Un’ultima considerazione – del tutto personale e arbitraria – riguarda ancora il refrain che la realtà è scadente. Anche da questo mi sento terribilmente lontano. La trovo un’affermazione compiaciuta, borghesissima, salottiera e anche un po’ vecchia. Trovo questo nostro tempo straordinario in tante cose: nel dolore, nelle ingiustizie, negli interrogativi sul futuro immediato e remoto. La realtà la sento tragica, stupefacente, commovente, imperdibile. Non sento alcun bisogno di rifugiarmi in un linguaggio estetico e anestetico per dimenticarmela. E se anche Sorrentino alludeva alla realtà degli anni di Maradona, ho vissuto e amato anche quella.
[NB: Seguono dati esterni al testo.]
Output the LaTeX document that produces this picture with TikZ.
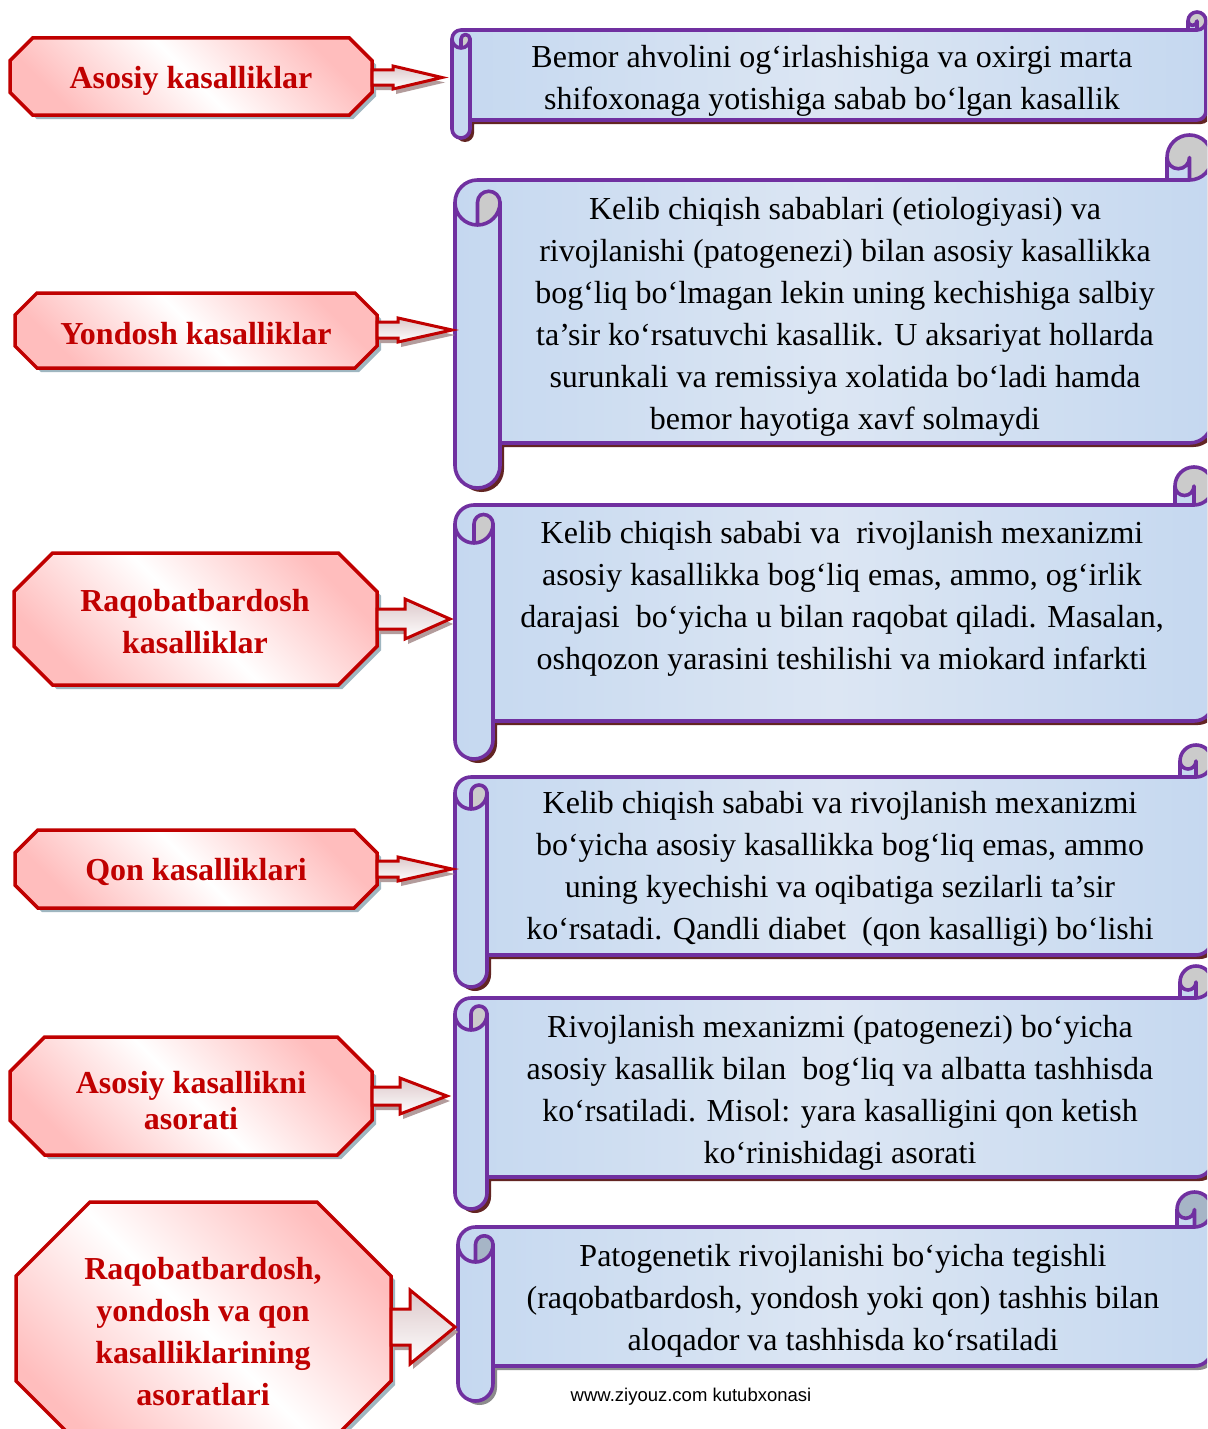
\documentclass[tikz,border=0pt]{standalone}
\usepackage{fontspec}
\setmainfont{Liberation Serif}
\newfontfamily\wmfont{Liberation Sans}
\definecolor{scrollblue}{HTML}{C5D8F0}
\definecolor{scrolllight}{HTML}{DCE6F3}
\definecolor{purp}{HTML}{7030A0}
\definecolor{scrollshadow}{HTML}{632523}
\definecolor{greyshadow}{HTML}{8C8C8C}
\definecolor{redline}{HTML}{C00000}
\definecolor{pinkc}{HTML}{FFBDBD}
\definecolor{octshadow}{HTML}{9FB6C0}
\definecolor{arrshadow}{HTML}{B39C9C}
\definecolor{arrtop}{HTML}{DCC8CA}
\definecolor{curlgrey}{HTML}{CBCBCB}
\definecolor{curlblue}{HTML}{A6B5C6}
\tikzset{
  scrollpath/.style={insert path={(\sL,{\sT+1.5*\sC}) arc[start angle=180,end angle=270,radius=\sH] -- ({\sR-\sC},{\sT+\sC}) -- ({\sR-\sC},{\sT+\sH}) arc[start angle=180,end angle=360,radius=\sH] -- (\sR,{\sB-1.5*\sC}) arc[start angle=0,end angle=90,radius=\sH] -- ({\sL+\sC},{\sB-\sC}) -- ({\sL+\sC},{\sB-\sH}) arc[start angle=0,end angle=180,radius=\sH] -- cycle}},
  octpath/.style={insert path={({\oL+\oC},\oT) -- ({\oR-\oC},\oT) -- (\oR,{\oT+\oC}) -- (\oR,{\oB-\oC}) -- ({\oR-\oC},\oB) -- ({\oL+\oC},\oB) -- (\oL,{\oB-\oC}) -- (\oL,{\oT+\oC}) -- cycle}},
  arrpath/.style={insert path={(\aA,{\aY-\aS}) -- (\aB,{\aY-\aS}) -- (\aB,{\aY-\aH}) -- (\aC,\aY) -- (\aB,{\aY+\aH}) -- (\aB,{\aY+\aS}) -- (\aA,{\aY+\aS}) -- cycle}},
  scrollline/.style={draw=purp, line width=3.6pt, line join=round, line cap=round},
  octtext/.style={text=redline, font=\bfseries\fontsize{32}{42}\selectfont, align=center, inner sep=0pt},
  scrolltext/.style={text=black, font=\fontsize{32}{42}\selectfont, align=center, inner sep=0pt}
}
\newcommand\myscroll[7]{%
  \pgfmathsetmacro\sL{#1}\pgfmathsetmacro\sT{#2}\pgfmathsetmacro\sR{#3}\pgfmathsetmacro\sB{#4}%
  \pgfmathsetmacro\sC{#5}\pgfmathsetmacro\sH{#5/2}\pgfmathsetmacro\sQ{#5/4}%
  \fill[#7, shift={(4,4)}, scrollpath];
  \shade[left color=scrollblue, right color=scrollblue, middle color=scrolllight, scrollpath];
  \fill[#6] ({\sL+\sH},{\sT+2*\sC}) arc[start angle=90,end angle=0,radius=\sH] arc[start angle=0,end angle=-180,radius=\sQ] -- cycle;
  \fill[#6] ({\sR-\sH},{\sT+\sC}) arc[start angle=90,end angle=-180,radius=\sH] arc[start angle=180,end angle=0,radius=\sQ] -- cycle;
  \draw[scrollline, scrollpath];
  \draw[scrollline] ({\sR-\sC},{\sT+\sC}) -- ({\sR-\sH},{\sT+\sC}) arc[start angle=90,end angle=0,radius=\sH];
  \draw[scrollline] ({\sR-\sH},{\sT+\sC}) -- ({\sR-\sH},{\sT+\sH}) arc[start angle=0,end angle=180,radius=\sQ];
  \draw[scrollline] ({\sL+\sH},{\sT+2*\sC}) -- ({\sL+\sH},{\sT+1.5*\sC}) arc[start angle=180,end angle=360,radius=\sQ] arc[start angle=0,end angle=180,radius=\sH];
  \draw[scrollline] ({\sL+\sC},{\sT+1.5*\sC}) -- ({\sL+\sC},{\sB-\sC});
}
\newcommand\myoct[5]{%
  \pgfmathsetmacro\oL{#1}\pgfmathsetmacro\oT{#2}\pgfmathsetmacro\oR{#3}\pgfmathsetmacro\oB{#4}\pgfmathsetmacro\oC{#5}%
  \fill[octshadow, shift={(4,4)}, octpath];
  \shade[top color=pinkc, bottom color=pinkc, middle color=white, shading angle=-45, octpath];
  \draw[draw=redline, line width=3.5pt, line join=miter, octpath];
}
\newcommand\myarrow[6]{%
  \pgfmathsetmacro\aA{#1}\pgfmathsetmacro\aB{#2}\pgfmathsetmacro\aC{#3}\pgfmathsetmacro\aY{#4}\pgfmathsetmacro\aS{#5}\pgfmathsetmacro\aH{#6}%
  \fill[arrshadow, shift={(3,5)}, arrpath];
  \shade[top color=arrtop, bottom color=white, arrpath];
  \draw[draw=redline, line width=3pt, line join=miter, arrpath];
}
\begin{document}
\begin{tikzpicture}[x=1pt,y=-1pt]
\useasboundingbox (0,0) rectangle (1207,1429);
\clip (0,0) rectangle (1207,1429);
\fill[white] (0,0) rectangle (1207,1429);

% scrolls
\myscroll{452}{12}{1206}{138}{18}{curlgrey}{scrollshadow}
\myscroll{455}{135}{1212}{488}{45}{curlgrey}{scrollshadow}
\myscroll{455}{467}{1213}{759}{38}{curlgrey}{scrollshadow}
\myscroll{455}{745}{1212}{987}{32}{curlgrey}{scrollshadow}
\myscroll{455}{966}{1212}{1209}{32}{curlgrey}{scrollshadow}
\myscroll{458}{1192}{1212}{1401}{35}{curlblue}{greyshadow}

% octagons
\myoct{10}{38}{372}{115}{22.6}
\myoct{15}{293}{377}{368}{22}
\myoct{14}{553}{377}{685}{38.7}
\myoct{15}{830}{377}{908}{22.8}
\myoct{10}{1037}{372}{1155}{34.6}
\myoct{16}{1202}{391}{1455}{74}

% block arrows
\myarrow{372}{393}{442}{77.5}{7.5}{11.5}
\myarrow{377}{398}{452}{330}{8}{12}
\myarrow{377}{405}{450}{619}{10}{20}
\myarrow{377}{398}{452}{869}{8}{12}
\myarrow{372}{400}{447}{1096}{9}{18}
\myarrow{391}{410}{455}{1327}{18}{37}

% octagon texts
\node[octtext] (o1) at (191,81) {Asosiy kasalliklar};
\node[octtext] (o2) at (196,334) {Yondosh kasalliklar};
\node[octtext] (o3) at (195,622) {Raqobatbardosh\\kasalliklar};
\node[octtext, font=\bfseries\fontsize{32}{36}\selectfont] (o4) at (196,872) {Qon kasalliklari};
\node[octtext, font=\bfseries\fontsize{32}{36}\selectfont] (o5) at (191,1101) {Asosiy kasallikni\\asorati};
\node[octtext] (o6) at (203,1332) {Raqobatbardosh,\\yondosh va qon\\kasalliklarining\\asoratlari};

% scroll texts
\node[scrolltext] (s1) at (832,81) {Bemor ahvolini og‘irlashishiga va oxirgi marta\\shifoxonaga yotishiga sabab bo‘lgan kasallik};
\node[scrolltext] (s2) at (845,317) {Kelib chiqish sabablari (etiologiyasi) va\\rivojlanishi (patogenezi) bilan asosiy kasallikka\\bog‘liq bo‘lmagan lekin uning kechishiga salbiy\\ta’sir ko‘rsatuvchi kasallik. U aksariyat hollarda\\surunkali va remissiya xolatida bo‘ladi hamda\\bemor hayotiga xavf solmaydi};
\node[scrolltext] (s3) at (842,599) {Kelib chiqish sababi va\ \ rivojlanish mexanizmi\\asosiy kasallikka bog‘liq emas, ammo, og‘irlik\\darajasi\ \ bo‘yicha u bilan raqobat qiladi. Masalan,\\oshqozon yarasini teshilishi va miokard infarkti};
\node[scrolltext] (s4) at (840,869) {Kelib chiqish sababi va rivojlanish mexanizmi\\bo‘yicha asosiy kasallikka bog‘liq emas, ammo\\uning kyechishi va oqibatiga sezilarli ta’sir\\ko‘rsatadi. Qandli diabet\ \ (qon kasalligi) bo‘lishi};
\node[scrolltext] (s5) at (840,1093) {Rivojlanish mexanizmi (patogenezi) bo‘yicha\\asosiy kasallik bilan\ \ bog‘liq va albatta tashhisda\\ko‘rsatiladi. Misol: yara kasalligini qon ketish\\ko‘rinishidagi asorati};
\node[scrolltext] (s6) at (843,1301) {Patogenetik rivojlanishi bo‘yicha tegishli\\(raqobatbardosh, yondosh yoki qon) tashhis bilan\\aloqador va tashhisda ko‘rsatiladi};

\node[font=\wmfont\fontsize{18.5}{20}\selectfont, inner sep=0pt] (wm) at (691,1397) {www.ziyouz.com kutubxonasi};
\end{tikzpicture}
\end{document}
Per questo, tra il film semplicemente impeccabile di Sorrentino e la realtà scadente, oggi, preferisco la realtà.

Era: È stata la mano di Dio – Perché non ho amato il film di Sorrentino, di Giovanni Covini

6 risposte

  1. Condivido pienamente. Per me l’errore di Sorrentino è di voler imitare Fellini senza esserlo. Senza l’afflato poetico e metafisico tipico di Fellini, i film di Sorrentino ne sono solo una bella copia ben confezionata.

    1. Grazie Carlo del tuo pensiero. Non mi sento di parlare di errori. Sorrentino fa il suo cinema e questo è il suo sguardo. Io non riesco a entrarci, semplicemente. Torna a trovarmi!

  2. “Se cerchi la vita rischi di annoiarti un po’ di più”. Grazie per avermi illuminato sul motivo per cui mi sono annoiata per tutto il film. Mi sono annoiata anche guardando Qui rido io. E credo che il motivo sia lo stesso.
    Sembra ovvio, adesso che l’hai detto tu.